■ **Given instruction**: Wherever a line holds the string "this", copy that line.

■ **Information supplied**:

—————

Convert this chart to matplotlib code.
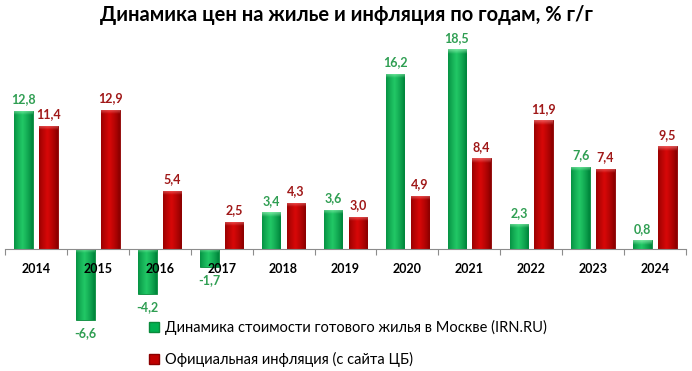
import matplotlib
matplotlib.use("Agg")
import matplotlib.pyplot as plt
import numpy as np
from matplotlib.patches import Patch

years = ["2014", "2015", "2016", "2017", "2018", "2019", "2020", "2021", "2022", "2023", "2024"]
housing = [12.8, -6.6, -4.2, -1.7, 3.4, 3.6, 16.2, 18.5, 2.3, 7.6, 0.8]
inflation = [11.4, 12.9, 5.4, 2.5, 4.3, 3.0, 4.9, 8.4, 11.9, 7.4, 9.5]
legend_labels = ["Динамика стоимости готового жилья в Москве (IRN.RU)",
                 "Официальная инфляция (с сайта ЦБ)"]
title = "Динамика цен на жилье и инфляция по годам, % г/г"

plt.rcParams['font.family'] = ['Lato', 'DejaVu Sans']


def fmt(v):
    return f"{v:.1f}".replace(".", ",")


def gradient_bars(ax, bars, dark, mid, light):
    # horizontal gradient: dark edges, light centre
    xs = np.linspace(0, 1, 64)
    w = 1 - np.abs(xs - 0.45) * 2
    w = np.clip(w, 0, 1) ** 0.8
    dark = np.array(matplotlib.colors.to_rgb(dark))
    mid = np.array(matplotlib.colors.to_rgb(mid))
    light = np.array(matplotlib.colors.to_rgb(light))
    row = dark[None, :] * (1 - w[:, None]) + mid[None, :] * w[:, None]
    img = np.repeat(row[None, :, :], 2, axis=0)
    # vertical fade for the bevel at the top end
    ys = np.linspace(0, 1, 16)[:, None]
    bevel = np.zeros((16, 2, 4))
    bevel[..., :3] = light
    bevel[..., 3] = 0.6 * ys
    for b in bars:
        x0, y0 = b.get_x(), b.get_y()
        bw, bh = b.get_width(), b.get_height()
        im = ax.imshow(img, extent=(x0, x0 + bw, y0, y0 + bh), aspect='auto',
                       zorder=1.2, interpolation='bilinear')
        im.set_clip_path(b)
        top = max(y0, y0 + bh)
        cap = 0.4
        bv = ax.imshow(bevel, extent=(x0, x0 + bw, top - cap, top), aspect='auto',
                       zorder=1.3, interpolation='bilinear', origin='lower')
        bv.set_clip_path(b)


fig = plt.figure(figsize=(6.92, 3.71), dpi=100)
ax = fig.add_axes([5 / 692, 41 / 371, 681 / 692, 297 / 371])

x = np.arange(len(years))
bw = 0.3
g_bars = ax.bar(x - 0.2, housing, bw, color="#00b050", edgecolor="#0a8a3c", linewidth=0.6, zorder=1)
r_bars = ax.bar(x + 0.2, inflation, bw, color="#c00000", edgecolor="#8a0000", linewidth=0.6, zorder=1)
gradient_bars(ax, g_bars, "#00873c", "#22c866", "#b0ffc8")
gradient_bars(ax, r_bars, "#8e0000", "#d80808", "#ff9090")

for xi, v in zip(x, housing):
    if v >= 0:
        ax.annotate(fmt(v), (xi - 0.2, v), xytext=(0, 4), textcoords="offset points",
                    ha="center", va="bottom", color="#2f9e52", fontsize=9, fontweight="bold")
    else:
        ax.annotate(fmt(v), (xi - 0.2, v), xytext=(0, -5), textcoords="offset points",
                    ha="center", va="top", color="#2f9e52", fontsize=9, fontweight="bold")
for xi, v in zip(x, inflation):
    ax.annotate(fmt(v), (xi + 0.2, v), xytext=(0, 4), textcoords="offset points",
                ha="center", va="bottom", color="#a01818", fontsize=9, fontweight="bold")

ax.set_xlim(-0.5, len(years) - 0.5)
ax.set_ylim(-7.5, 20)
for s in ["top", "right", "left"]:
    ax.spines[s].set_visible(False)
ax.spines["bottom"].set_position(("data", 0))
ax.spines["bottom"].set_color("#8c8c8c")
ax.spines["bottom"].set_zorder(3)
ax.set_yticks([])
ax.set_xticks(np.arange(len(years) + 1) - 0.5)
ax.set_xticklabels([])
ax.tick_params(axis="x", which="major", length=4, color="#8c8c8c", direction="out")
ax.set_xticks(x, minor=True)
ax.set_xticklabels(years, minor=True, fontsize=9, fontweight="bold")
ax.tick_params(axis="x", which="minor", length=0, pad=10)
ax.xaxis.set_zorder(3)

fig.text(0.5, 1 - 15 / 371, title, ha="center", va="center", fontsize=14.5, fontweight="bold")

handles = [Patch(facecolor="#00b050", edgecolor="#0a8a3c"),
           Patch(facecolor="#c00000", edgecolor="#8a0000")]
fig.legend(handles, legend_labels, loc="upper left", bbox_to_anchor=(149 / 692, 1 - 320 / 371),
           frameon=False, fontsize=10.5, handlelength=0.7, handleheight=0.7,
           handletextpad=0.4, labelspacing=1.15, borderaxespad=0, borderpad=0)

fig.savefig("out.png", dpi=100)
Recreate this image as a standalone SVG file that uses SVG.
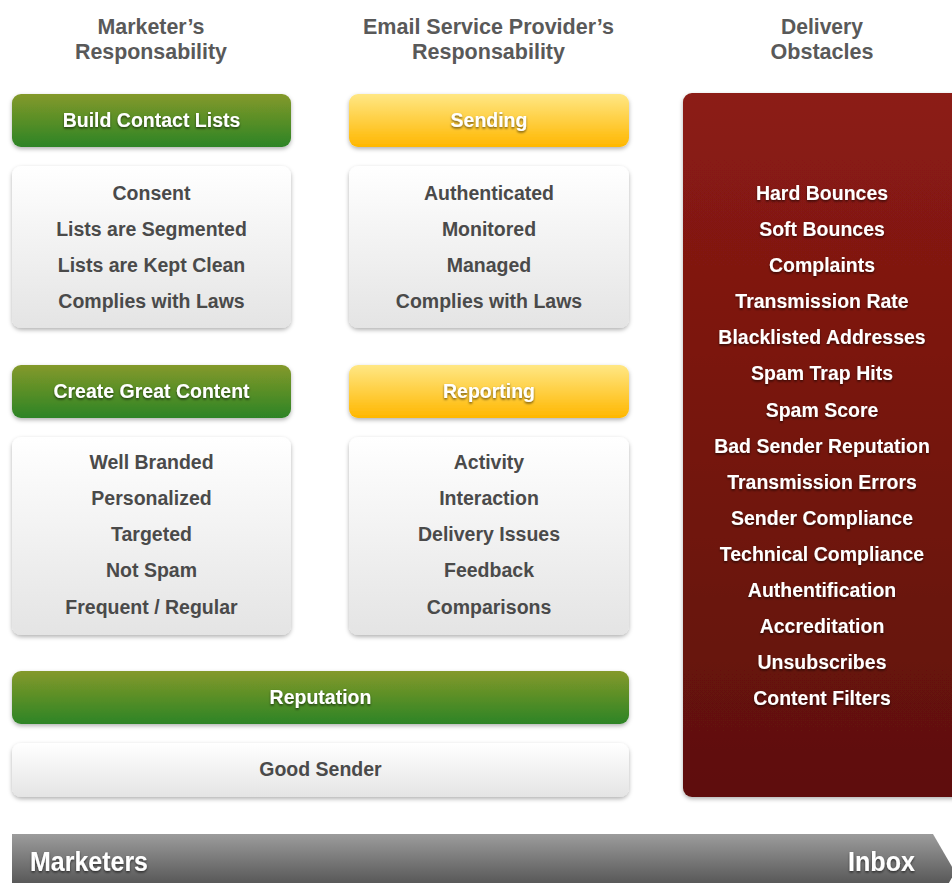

—————

■ **Right answer**:
Convert this chart to matplotlib code.
Recreate this image as a standalone SVG file that uses SVG.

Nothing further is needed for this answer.